Best Practices for Using Sales Intelligence Tiles for Prospect Research

 


For more best practices, check out the full blog post.


Video transcription:

Here are our do’s and don’ts for prospecting like a master with sales intelligence tiles:

DO - Do your research.

You can’t sell a solution when you don’t understand the problem. Doing your research will help you connect on a more personal level with prospects, position your product more thoughtfully, and show you’re here to help, not just for the money.

DON’T - Don’t perform the same searches over and over.

Research is crucial, but that doesn’t mean it needs to take a lot of time and manual work to find the information. Rather than typing the same things into Google every call and getting lost in a sea of browser tabs, use Outreach’s sales intelligence tiles to access this information where you’re already working. With a combination of prospect information and partner data, sales intelligence tiles allow you to see:

  • Company details and industry
  • Recent company news
  • Social feeds
  • Competitors
  • And previous interactions with the prospect and account

All in one page, all within your prospecting workflow!

DO - Make good use of all information.

The key to sales is building rapport with your prospect, and no piece of information is too trivial to help foster that connection. Even seemingly meaningless information, like the local weather or office location, can really help take your call to the next level and forge an extra personal connection. We all roll our eyes at small talk, but we can’t deny it really works as an icebreaker!

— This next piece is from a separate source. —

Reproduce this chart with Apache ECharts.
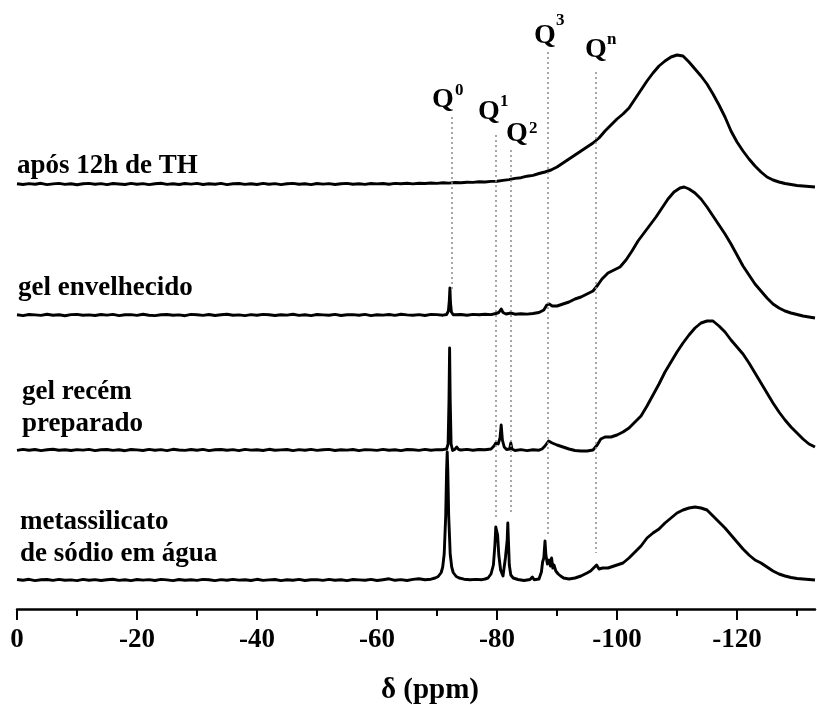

DON’T - Don’t be a stalker.

We may believe no piece of information is too trivial to bring up, but there is definitely information that is too personal. Just because you know a little about a prospect doesn’t mean you have to share everything you find. It’s a great idea to bring up your recent trip to New York if you see that your prospect works in Manhattan. It’s a horrible idea to tell them you think you saw them on the sidewalk while you stalked their office on Google Earth.